L’Europe doit cesser de s’appuyer sur des « assurances diplomatiques » peu fiables qui n’oblitèrent pas le risque de torture

COMMUNIQUÉ DE PRESSE

ÉFAI-12 avril 2010

Les États européens doivent rejeter une fois pour toutes la pratique dangereuse qui consiste à se fier à des promesses de « ne pas torturer » faites par des gouvernements dont on sait qu’ils recourent à la torture, a déclaré Amnesty International dans un nouveau rapport qu’elle publie ce lundi 12 avril 2010.
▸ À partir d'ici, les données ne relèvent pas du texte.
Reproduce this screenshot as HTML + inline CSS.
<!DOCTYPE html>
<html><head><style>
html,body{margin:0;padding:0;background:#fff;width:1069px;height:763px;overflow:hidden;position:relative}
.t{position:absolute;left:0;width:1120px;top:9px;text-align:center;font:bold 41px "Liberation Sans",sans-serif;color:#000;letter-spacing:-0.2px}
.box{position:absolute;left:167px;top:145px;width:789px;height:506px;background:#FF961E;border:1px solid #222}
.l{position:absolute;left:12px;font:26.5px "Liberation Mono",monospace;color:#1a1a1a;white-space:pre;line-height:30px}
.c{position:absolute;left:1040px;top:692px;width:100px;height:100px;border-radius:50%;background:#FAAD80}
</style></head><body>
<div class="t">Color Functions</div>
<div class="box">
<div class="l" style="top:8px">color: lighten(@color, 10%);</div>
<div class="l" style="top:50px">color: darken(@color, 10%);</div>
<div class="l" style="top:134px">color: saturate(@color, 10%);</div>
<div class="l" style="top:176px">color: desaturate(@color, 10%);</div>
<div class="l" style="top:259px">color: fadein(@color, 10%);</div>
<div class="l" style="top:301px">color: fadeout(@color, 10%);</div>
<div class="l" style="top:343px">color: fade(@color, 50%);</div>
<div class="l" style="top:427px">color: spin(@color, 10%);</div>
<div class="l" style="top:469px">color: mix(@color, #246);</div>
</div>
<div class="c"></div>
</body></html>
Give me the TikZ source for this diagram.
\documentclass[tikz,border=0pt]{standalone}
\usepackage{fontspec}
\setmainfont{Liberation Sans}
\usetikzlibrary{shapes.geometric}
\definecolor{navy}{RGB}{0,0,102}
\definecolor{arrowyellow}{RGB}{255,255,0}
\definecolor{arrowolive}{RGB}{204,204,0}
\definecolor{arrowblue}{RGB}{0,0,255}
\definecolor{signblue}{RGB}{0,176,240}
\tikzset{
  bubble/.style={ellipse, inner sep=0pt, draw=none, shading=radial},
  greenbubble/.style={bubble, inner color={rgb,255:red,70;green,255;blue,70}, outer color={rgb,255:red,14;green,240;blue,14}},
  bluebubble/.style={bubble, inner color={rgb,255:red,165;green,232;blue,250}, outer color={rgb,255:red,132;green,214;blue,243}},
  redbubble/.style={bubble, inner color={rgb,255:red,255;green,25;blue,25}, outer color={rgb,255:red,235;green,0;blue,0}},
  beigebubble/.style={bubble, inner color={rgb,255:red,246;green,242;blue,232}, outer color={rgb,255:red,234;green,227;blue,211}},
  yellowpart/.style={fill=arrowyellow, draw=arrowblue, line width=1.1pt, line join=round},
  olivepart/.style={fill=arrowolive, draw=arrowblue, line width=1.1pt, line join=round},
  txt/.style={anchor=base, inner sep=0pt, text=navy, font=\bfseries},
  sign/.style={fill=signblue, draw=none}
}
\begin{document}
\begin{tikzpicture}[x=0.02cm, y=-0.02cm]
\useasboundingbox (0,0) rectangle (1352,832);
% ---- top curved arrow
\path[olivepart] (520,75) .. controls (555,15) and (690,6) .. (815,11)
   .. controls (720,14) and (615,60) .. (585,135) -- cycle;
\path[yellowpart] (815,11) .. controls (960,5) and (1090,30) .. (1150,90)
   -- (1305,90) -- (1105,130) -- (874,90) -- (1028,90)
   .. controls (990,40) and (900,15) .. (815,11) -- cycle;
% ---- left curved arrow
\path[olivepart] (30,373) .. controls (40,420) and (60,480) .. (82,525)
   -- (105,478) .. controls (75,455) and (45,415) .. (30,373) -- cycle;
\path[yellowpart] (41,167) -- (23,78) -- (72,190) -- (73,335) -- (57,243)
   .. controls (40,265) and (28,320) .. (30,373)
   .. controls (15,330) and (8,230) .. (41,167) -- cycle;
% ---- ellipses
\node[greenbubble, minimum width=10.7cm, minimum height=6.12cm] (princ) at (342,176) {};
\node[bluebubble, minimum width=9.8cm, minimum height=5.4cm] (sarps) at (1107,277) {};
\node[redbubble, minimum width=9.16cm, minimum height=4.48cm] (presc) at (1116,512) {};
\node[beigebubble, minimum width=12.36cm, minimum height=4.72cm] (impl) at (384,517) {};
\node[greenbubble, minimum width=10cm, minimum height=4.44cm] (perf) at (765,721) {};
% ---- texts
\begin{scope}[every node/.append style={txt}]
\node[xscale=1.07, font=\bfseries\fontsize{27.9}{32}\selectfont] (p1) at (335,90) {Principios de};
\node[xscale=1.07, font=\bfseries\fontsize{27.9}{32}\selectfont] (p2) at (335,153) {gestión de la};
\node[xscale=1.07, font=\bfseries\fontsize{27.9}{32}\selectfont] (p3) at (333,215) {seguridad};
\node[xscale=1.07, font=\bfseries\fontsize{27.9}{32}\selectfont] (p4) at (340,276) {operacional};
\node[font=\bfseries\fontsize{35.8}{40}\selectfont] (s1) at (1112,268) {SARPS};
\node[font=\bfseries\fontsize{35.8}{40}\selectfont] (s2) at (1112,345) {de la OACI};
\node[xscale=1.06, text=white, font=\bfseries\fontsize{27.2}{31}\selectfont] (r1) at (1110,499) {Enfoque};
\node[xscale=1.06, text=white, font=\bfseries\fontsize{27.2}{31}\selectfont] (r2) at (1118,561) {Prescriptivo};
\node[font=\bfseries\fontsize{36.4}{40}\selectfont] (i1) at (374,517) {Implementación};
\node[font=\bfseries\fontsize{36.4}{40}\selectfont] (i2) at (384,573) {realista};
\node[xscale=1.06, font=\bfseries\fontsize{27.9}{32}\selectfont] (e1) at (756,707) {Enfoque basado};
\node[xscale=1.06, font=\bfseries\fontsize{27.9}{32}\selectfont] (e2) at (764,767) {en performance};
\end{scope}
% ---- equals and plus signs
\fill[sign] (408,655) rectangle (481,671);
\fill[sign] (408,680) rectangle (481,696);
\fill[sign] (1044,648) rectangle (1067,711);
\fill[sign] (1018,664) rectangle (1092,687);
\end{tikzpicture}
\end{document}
Intitulé Dangerous Deals : Europe’s Reliance on “Diplomatic Assurances” against Torture, ce document étaye la manière dont les gouvernements européens tentent de renvoyer des ressortissants étrangers considérés comme une menace pour la sûreté nationale vers des pays où ils risquent d’être soumis à des actes de torture ou à d’autres mauvais traitements, en s’appuyant sur des « assurances diplomatiques » peu fiables et dénuées de toute garantie selon lesquelles ils seraient traités avec humanité à leur retour.

«  Il est tout simplement impossible d’accorder crédit à ces promesses de non-torture émanant de gouvernements qui recourent régulièrement à cette pratique. Les gouvernements européens qui acceptent ces promesses vides de sens mettent en péril l’interdiction absolue de la torture, a déclaré Julia Hall, spécialiste à Amnesty International du contreterrorisme et des droits humains en Europe.

« Le meilleur moyen de prévenir la torture consiste à refuser d’envoyer des personnes vers des lieux où elles risquent d’être maltraitées. »

Le rapport d’Amnesty International braque les projecteurs sur le fait que plusieurs gouvernements européens invoquent des « assurances diplomatiques » pour justifier l’expulsion, l’extradition ou l’éloignement forcé sous toute autre forme de ressortissants étrangers considérés comme des « menaces pour la sécurité nationale ».

Ces assurances selon lesquelles ces personnes seront traitées avec humanité permettent aux gouvernements d’affirmer que les transferts sont « respectueux des droits humains ».

Le rapport remet en question cette allégation en se fondant sur des recherches et des analyses qui démontrent que les assurances diplomatiques menacent en fait l’interdiction mondiale de la torture et de tout autre mauvais traitement et que les déficiences inhérentes à cette pratique ont débouché sur des actes de torture ou des mauvais traitements.

Les recherches portent sur une douzaine de pays, dont l’Allemagne, l’Autriche, l’Azerbaïdjan, la Bosnie-Herzégovine, le Danemark, l’Espagne, la France, l’Italie, le Royaume-Uni, la Russie, la Slovaquie et la Suède.

Le recours aux assurances diplomatiques contre la torture s’est considérablement développé dans le sillage des attentats du 11 septembre 2001 aux États-Unis. Certains États ont élaboré des lois ou politiques spécifiques qui valident cette pratique.

Sami Ben Khemais Essid a été expulsé d’Italie vers la Tunisie en juin 2008, après que les responsables tunisiens ont pris l’engagement qu’il ne serait pas maltraité en détention. Cependant, huit mois après son retour, il a affirmé avoir été torturé lors d’un interrogatoire mené au ministère tunisien de l’Intérieur. Des personnes renvoyées de force vers d’autres pays, dont l’Égypte et la Russie, ont également vu leurs droits fondamentaux bafoués.

Au Royaume-Uni, la Commission spéciale des recours en matière d’immigration (SIAC) doit se prononcer cette semaine sur le cas d’un ressortissant éthiopien menacé d’expulsion dans le cadre d’un « protocole d’accord » entre le Royaume-Uni et l’Éthiopie, qui prétend promettre que cet homme ne sera ni torturé ni maltraité à son retour.

En Allemagne, un citoyen turc attend une décision de la Cour européenne des droits de l’homme concernant son extradition vers la Turquie, les autorités turques ayant pris l’engagement diplomatique qu’il serait en sécurité en prison. Le Danemark et la Suède ont déclaré publiquement qu’ils n’avaient pas l’intention d’exclure le recours aux assurances diplomatiques.

« Les gouvernements européens doivent s’engager à nouveau en faveur des principes fondamentaux de la protection des droits humains. Pour ce faire, ils doivent protéger les personnes contre toute violence en s’acquittant des obligations internationales qui leur incombent. Les assurances diplomatiques n’offrant pas cette garantie, il convient sans plus tarder de se départir de cette pratique », a conclu Julia Hall.